• WHAT YOU NEED TO DO
Search the material for the string "this" and copy each line where it occurs.

• SUPPLIED MATERIAL
|---|
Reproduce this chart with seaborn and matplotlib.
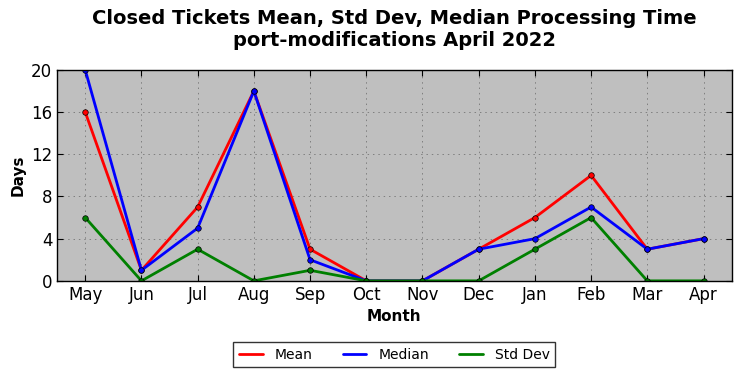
|---|
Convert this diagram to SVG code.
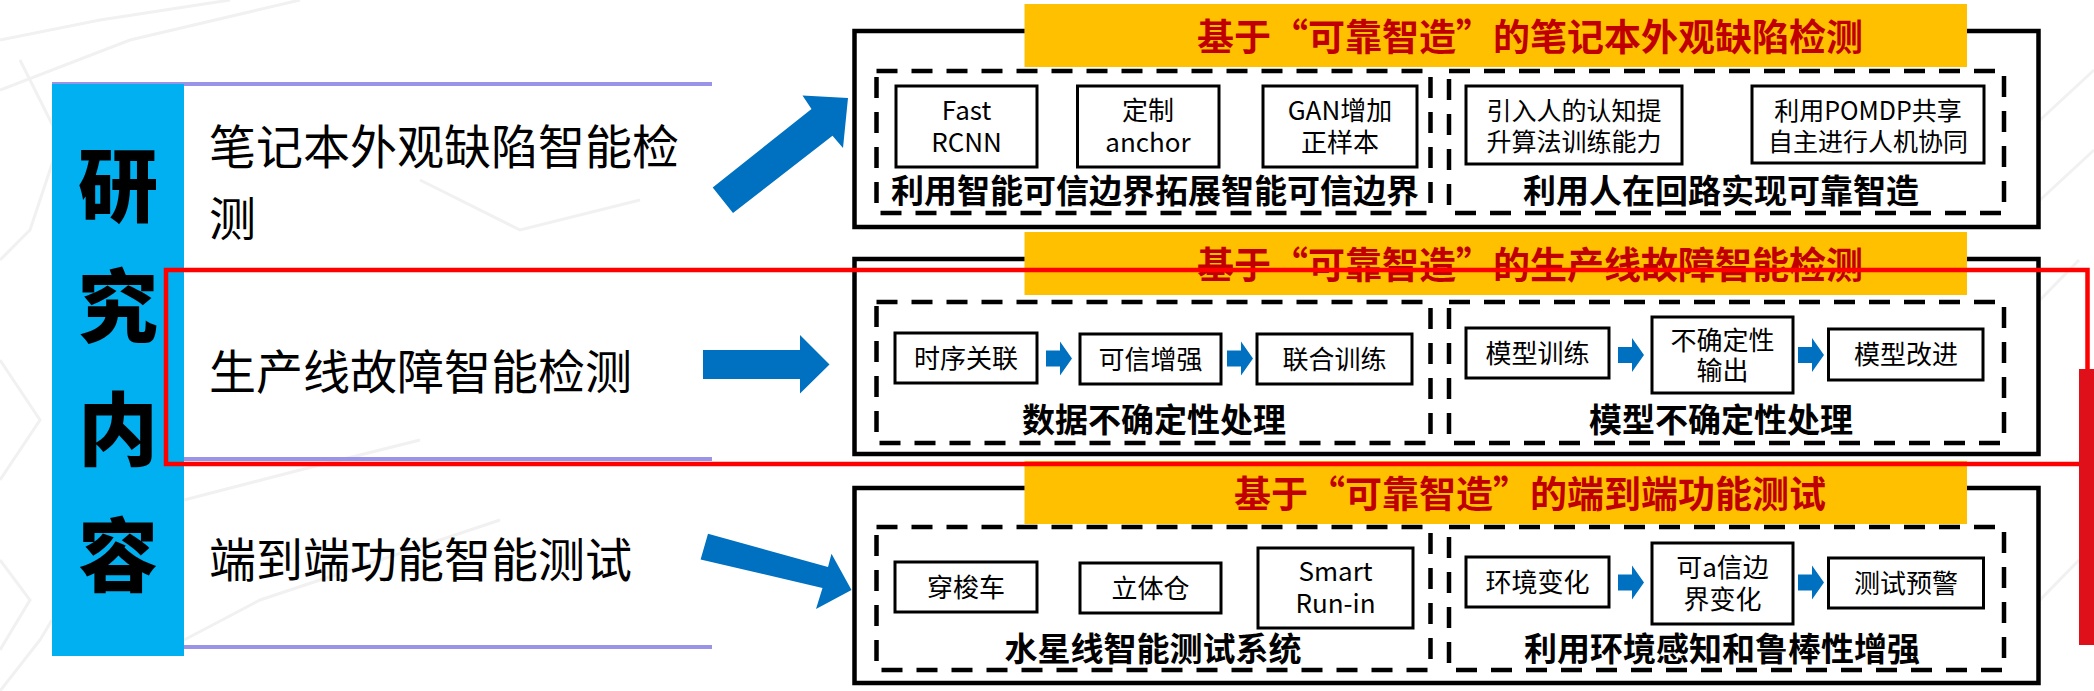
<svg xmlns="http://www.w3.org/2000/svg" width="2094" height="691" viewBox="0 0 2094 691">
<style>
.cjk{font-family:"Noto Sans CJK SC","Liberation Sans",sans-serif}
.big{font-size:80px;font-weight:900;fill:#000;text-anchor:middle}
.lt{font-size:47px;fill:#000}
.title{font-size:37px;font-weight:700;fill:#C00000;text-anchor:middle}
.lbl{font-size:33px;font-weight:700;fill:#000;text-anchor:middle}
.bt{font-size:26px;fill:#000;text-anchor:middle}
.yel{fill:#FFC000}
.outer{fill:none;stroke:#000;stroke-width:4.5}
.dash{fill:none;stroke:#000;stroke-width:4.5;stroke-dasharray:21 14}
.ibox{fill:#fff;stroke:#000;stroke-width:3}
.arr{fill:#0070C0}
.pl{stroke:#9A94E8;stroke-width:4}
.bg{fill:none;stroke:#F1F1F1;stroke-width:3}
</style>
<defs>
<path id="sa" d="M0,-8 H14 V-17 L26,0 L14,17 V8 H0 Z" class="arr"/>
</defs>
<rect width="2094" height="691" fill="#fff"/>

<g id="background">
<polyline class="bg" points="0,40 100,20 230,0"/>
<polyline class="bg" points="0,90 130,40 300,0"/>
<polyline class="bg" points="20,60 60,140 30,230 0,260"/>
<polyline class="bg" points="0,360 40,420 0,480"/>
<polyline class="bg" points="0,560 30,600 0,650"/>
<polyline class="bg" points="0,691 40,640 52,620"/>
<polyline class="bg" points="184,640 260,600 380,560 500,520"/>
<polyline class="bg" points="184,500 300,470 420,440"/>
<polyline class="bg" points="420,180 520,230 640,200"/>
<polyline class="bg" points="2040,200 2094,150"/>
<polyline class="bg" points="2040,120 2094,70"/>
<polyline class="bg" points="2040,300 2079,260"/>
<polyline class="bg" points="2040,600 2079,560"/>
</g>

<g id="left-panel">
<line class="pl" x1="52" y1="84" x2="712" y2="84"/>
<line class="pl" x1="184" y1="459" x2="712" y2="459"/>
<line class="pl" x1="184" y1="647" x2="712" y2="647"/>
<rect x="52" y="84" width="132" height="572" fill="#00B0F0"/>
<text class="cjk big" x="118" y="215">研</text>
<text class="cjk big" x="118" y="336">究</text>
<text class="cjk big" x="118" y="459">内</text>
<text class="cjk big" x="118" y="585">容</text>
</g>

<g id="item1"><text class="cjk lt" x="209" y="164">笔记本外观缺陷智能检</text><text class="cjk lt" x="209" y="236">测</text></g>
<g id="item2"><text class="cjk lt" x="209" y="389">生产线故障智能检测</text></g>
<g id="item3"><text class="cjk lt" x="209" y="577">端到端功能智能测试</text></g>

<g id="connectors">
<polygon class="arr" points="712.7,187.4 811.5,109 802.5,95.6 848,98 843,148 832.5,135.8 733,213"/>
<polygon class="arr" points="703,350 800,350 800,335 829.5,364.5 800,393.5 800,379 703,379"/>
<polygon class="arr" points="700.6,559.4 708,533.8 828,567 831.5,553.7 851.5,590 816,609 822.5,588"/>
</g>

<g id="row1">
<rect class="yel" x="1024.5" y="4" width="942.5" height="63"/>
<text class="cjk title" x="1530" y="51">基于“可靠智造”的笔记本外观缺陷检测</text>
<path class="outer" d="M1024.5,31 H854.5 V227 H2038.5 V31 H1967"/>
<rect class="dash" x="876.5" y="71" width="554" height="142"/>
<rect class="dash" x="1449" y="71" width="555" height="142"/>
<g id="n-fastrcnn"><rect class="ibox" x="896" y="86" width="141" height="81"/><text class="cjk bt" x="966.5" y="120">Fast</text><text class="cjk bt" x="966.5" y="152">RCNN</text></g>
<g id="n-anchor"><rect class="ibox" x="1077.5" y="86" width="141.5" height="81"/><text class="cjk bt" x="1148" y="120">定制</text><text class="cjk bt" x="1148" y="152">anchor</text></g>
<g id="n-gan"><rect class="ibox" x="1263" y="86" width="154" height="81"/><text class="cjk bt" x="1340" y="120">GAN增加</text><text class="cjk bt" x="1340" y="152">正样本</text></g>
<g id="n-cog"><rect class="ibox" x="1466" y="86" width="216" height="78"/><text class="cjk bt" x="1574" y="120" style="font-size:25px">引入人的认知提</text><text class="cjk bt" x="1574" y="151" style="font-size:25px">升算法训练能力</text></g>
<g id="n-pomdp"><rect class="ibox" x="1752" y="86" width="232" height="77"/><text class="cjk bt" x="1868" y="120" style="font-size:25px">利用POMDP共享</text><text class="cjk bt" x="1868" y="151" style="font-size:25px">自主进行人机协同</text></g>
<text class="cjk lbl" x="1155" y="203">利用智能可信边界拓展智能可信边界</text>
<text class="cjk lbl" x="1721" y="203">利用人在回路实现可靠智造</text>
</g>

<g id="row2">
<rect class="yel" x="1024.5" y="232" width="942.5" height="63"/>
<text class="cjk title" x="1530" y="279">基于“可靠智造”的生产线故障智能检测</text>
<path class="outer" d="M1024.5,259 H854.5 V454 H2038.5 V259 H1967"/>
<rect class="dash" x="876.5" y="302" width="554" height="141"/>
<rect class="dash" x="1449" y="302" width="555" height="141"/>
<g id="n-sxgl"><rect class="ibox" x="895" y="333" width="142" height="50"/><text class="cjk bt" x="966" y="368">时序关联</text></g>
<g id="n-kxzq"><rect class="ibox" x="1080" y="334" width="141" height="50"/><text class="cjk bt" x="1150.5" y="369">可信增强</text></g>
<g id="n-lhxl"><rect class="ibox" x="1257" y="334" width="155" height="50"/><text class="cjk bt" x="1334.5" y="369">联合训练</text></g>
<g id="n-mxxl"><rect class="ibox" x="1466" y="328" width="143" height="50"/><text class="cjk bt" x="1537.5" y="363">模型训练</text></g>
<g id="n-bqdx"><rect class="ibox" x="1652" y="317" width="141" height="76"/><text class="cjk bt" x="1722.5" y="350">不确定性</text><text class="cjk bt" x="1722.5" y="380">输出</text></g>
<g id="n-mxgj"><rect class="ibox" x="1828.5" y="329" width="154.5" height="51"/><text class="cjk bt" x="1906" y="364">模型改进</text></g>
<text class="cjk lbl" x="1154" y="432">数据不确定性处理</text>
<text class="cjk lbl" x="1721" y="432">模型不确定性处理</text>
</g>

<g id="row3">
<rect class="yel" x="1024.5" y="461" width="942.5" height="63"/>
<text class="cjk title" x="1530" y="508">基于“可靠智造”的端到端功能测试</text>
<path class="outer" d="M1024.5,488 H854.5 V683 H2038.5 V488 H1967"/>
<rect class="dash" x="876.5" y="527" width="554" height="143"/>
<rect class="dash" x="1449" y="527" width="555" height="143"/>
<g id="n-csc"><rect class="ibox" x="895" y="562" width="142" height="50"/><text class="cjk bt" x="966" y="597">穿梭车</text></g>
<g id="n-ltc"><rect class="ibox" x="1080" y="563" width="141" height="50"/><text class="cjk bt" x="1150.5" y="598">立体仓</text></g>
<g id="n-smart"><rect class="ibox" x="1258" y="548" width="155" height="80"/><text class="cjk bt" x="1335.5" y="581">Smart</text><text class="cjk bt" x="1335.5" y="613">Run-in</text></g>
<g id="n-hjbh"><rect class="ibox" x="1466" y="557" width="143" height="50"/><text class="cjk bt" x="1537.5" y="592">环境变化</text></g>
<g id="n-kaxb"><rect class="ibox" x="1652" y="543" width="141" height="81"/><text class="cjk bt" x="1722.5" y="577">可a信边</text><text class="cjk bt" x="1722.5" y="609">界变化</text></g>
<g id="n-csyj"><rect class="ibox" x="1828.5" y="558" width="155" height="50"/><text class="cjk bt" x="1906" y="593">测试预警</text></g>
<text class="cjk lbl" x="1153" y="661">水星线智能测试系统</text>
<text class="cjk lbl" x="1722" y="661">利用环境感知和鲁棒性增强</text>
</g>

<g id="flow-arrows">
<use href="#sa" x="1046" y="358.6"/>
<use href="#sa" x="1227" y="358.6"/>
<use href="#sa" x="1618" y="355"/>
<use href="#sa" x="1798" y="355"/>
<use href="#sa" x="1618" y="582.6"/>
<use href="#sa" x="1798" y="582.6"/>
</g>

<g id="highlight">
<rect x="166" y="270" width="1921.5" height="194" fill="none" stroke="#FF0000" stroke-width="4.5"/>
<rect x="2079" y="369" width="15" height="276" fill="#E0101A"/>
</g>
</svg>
|---|
• SOLUTION
Reproduce this chart with seaborn and matplotlib.
Convert this diagram to SVG code.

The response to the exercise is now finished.